Pictures do not belong in the copy; restate the records below word for word.

Stored items from a collection:
==*==

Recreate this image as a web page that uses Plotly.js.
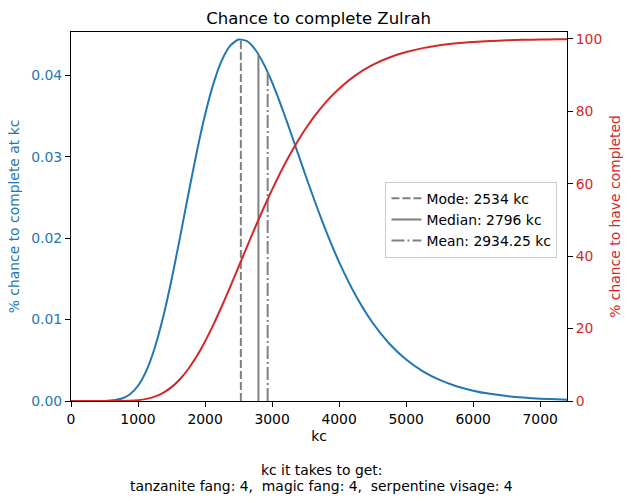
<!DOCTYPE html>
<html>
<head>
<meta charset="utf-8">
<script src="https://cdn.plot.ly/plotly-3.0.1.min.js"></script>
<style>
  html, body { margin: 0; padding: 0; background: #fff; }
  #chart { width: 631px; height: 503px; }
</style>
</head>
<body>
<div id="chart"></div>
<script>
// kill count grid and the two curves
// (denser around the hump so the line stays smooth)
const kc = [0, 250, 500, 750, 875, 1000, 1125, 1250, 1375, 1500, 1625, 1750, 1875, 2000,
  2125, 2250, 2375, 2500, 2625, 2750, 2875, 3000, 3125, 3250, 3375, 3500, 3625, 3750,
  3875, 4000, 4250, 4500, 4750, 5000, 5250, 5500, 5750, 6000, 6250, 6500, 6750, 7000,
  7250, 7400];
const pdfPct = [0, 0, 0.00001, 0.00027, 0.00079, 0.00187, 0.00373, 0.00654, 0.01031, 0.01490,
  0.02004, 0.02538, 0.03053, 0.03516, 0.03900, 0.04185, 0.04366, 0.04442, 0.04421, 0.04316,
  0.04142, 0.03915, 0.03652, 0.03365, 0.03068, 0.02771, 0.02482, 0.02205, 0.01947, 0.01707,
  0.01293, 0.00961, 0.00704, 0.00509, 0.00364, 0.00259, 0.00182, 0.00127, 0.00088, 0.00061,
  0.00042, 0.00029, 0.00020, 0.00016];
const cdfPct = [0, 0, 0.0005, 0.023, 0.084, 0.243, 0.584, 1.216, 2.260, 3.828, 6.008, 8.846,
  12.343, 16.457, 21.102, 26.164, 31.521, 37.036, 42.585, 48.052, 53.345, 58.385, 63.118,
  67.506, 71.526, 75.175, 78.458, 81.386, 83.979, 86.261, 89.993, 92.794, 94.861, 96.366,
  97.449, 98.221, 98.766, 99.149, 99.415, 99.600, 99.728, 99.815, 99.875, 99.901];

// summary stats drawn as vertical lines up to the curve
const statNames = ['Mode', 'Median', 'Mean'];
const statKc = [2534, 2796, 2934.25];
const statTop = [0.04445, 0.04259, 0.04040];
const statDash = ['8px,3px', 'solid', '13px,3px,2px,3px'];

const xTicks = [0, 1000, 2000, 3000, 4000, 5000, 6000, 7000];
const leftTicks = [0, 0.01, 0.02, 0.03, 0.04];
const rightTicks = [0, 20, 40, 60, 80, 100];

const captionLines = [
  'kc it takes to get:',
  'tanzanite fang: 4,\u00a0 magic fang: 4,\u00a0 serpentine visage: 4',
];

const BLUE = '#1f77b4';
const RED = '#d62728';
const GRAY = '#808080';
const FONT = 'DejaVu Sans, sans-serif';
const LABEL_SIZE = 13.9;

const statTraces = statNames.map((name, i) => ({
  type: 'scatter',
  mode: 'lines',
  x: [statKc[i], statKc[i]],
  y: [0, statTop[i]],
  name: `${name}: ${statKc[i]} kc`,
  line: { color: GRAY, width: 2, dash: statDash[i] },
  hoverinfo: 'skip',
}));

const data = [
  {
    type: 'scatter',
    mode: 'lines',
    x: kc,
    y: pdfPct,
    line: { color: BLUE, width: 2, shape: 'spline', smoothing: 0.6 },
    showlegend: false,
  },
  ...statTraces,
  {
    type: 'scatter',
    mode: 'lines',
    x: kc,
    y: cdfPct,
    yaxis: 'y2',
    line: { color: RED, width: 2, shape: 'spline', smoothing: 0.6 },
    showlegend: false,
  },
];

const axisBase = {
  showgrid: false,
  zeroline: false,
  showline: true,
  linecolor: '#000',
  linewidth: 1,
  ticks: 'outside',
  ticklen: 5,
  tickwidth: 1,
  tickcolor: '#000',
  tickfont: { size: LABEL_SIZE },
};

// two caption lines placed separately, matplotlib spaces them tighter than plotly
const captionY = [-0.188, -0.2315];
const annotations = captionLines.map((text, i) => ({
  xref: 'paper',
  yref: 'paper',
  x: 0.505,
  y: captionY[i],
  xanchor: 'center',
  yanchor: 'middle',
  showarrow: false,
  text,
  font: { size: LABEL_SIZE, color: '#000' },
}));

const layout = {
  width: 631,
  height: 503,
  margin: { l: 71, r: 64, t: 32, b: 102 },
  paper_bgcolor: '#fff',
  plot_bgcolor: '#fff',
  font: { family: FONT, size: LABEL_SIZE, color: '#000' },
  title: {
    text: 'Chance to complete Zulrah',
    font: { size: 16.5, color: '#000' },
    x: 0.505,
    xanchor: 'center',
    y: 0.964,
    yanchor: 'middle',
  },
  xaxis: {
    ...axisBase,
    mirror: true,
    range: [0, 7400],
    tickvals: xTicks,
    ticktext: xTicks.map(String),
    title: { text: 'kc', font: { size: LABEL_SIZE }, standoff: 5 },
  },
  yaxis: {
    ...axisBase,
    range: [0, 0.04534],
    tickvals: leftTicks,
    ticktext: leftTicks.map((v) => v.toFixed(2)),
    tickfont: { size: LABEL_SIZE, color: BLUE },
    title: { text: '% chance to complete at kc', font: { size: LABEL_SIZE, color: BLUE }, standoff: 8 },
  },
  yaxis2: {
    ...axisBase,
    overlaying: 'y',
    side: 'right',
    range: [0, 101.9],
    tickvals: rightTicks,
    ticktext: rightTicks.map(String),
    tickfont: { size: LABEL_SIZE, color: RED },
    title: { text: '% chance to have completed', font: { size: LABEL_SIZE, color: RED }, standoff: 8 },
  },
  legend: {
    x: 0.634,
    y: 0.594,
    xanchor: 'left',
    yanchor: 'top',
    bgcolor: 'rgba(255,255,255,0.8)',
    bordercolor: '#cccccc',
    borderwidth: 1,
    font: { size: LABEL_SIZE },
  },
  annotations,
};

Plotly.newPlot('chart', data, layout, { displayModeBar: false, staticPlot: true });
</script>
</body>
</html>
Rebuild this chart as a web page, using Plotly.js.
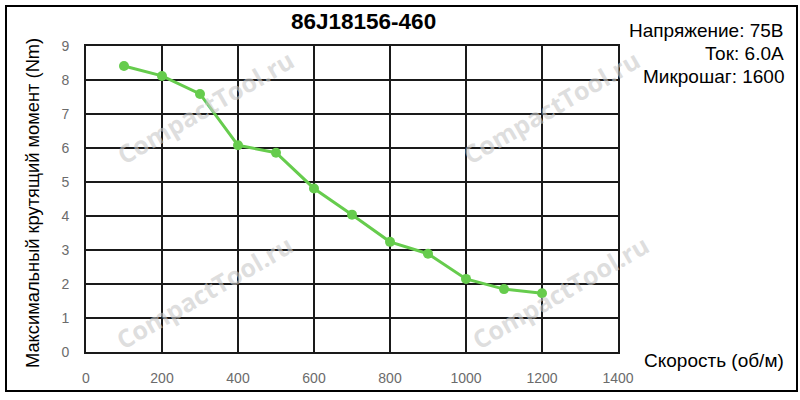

==*==

* **SOLUTION TO THIS TASK**:
Recreate this image as a web page that uses Plotly.js.
<!DOCTYPE html>
<html>
<head>
<meta charset="utf-8">
<script src="https://cdn.plot.ly/plotly-3.0.1.min.js"></script>
<style>
  html, body { margin: 0; padding: 0; background: #fff; }
  #chart { width: 631px; height: 503px; }
</style>
</head>
<body>
<div id="chart"></div>
<script>
// kill count grid and the two curves
// (denser around the hump so the line stays smooth)
const kc = [0, 250, 500, 750, 875, 1000, 1125, 1250, 1375, 1500, 1625, 1750, 1875, 2000,
  2125, 2250, 2375, 2500, 2625, 2750, 2875, 3000, 3125, 3250, 3375, 3500, 3625, 3750,
  3875, 4000, 4250, 4500, 4750, 5000, 5250, 5500, 5750, 6000, 6250, 6500, 6750, 7000,
  7250, 7400];
const pdfPct = [0, 0, 0.00001, 0.00027, 0.00079, 0.00187, 0.00373, 0.00654, 0.01031, 0.01490,
  0.02004, 0.02538, 0.03053, 0.03516, 0.03900, 0.04185, 0.04366, 0.04442, 0.04421, 0.04316,
  0.04142, 0.03915, 0.03652, 0.03365, 0.03068, 0.02771, 0.02482, 0.02205, 0.01947, 0.01707,
  0.01293, 0.00961, 0.00704, 0.00509, 0.00364, 0.00259, 0.00182, 0.00127, 0.00088, 0.00061,
  0.00042, 0.00029, 0.00020, 0.00016];
const cdfPct = [0, 0, 0.0005, 0.023, 0.084, 0.243, 0.584, 1.216, 2.260, 3.828, 6.008, 8.846,
  12.343, 16.457, 21.102, 26.164, 31.521, 37.036, 42.585, 48.052, 53.345, 58.385, 63.118,
  67.506, 71.526, 75.175, 78.458, 81.386, 83.979, 86.261, 89.993, 92.794, 94.861, 96.366,
  97.449, 98.221, 98.766, 99.149, 99.415, 99.600, 99.728, 99.815, 99.875, 99.901];

// summary stats drawn as vertical lines up to the curve
const statNames = ['Mode', 'Median', 'Mean'];
const statKc = [2534, 2796, 2934.25];
const statTop = [0.04445, 0.04259, 0.04040];
const statDash = ['8px,3px', 'solid', '13px,3px,2px,3px'];

const xTicks = [0, 1000, 2000, 3000, 4000, 5000, 6000, 7000];
const leftTicks = [0, 0.01, 0.02, 0.03, 0.04];
const rightTicks = [0, 20, 40, 60, 80, 100];

const captionLines = [
  'kc it takes to get:',
  'tanzanite fang: 4,\u00a0 magic fang: 4,\u00a0 serpentine visage: 4',
];

const BLUE = '#1f77b4';
const RED = '#d62728';
const GRAY = '#808080';
const FONT = 'DejaVu Sans, sans-serif';
const LABEL_SIZE = 13.9;

const statTraces = statNames.map((name, i) => ({
  type: 'scatter',
  mode: 'lines',
  x: [statKc[i], statKc[i]],
  y: [0, statTop[i]],
  name: `${name}: ${statKc[i]} kc`,
  line: { color: GRAY, width: 2, dash: statDash[i] },
  hoverinfo: 'skip',
}));

const data = [
  {
    type: 'scatter',
    mode: 'lines',
    x: kc,
    y: pdfPct,
    line: { color: BLUE, width: 2, shape: 'spline', smoothing: 0.6 },
    showlegend: false,
  },
  ...statTraces,
  {
    type: 'scatter',
    mode: 'lines',
    x: kc,
    y: cdfPct,
    yaxis: 'y2',
    line: { color: RED, width: 2, shape: 'spline', smoothing: 0.6 },
    showlegend: false,
  },
];

const axisBase = {
  showgrid: false,
  zeroline: false,
  showline: true,
  linecolor: '#000',
  linewidth: 1,
  ticks: 'outside',
  ticklen: 5,
  tickwidth: 1,
  tickcolor: '#000',
  tickfont: { size: LABEL_SIZE },
};

// two caption lines placed separately, matplotlib spaces them tighter than plotly
const captionY = [-0.188, -0.2315];
const annotations = captionLines.map((text, i) => ({
  xref: 'paper',
  yref: 'paper',
  x: 0.505,
  y: captionY[i],
  xanchor: 'center',
  yanchor: 'middle',
  showarrow: false,
  text,
  font: { size: LABEL_SIZE, color: '#000' },
}));

const layout = {
  width: 631,
  height: 503,
  margin: { l: 71, r: 64, t: 32, b: 102 },
  paper_bgcolor: '#fff',
  plot_bgcolor: '#fff',
  font: { family: FONT, size: LABEL_SIZE, color: '#000' },
  title: {
    text: 'Chance to complete Zulrah',
    font: { size: 16.5, color: '#000' },
    x: 0.505,
    xanchor: 'center',
    y: 0.964,
    yanchor: 'middle',
  },
  xaxis: {
    ...axisBase,
    mirror: true,
    range: [0, 7400],
    tickvals: xTicks,
    ticktext: xTicks.map(String),
    title: { text: 'kc', font: { size: LABEL_SIZE }, standoff: 5 },
  },
  yaxis: {
    ...axisBase,
    range: [0, 0.04534],
    tickvals: leftTicks,
    ticktext: leftTicks.map((v) => v.toFixed(2)),
    tickfont: { size: LABEL_SIZE, color: BLUE },
    title: { text: '% chance to complete at kc', font: { size: LABEL_SIZE, color: BLUE }, standoff: 8 },
  },
  yaxis2: {
    ...axisBase,
    overlaying: 'y',
    side: 'right',
    range: [0, 101.9],
    tickvals: rightTicks,
    ticktext: rightTicks.map(String),
    tickfont: { size: LABEL_SIZE, color: RED },
    title: { text: '% chance to have completed', font: { size: LABEL_SIZE, color: RED }, standoff: 8 },
  },
  legend: {
    x: 0.634,
    y: 0.594,
    xanchor: 'left',
    yanchor: 'top',
    bgcolor: 'rgba(255,255,255,0.8)',
    bordercolor: '#cccccc',
    borderwidth: 1,
    font: { size: LABEL_SIZE },
  },
  annotations,
};

Plotly.newPlot('chart', data, layout, { displayModeBar: false, staticPlot: true });
</script>
</body>
</html>
Rebuild this chart as a web page, using Plotly.js.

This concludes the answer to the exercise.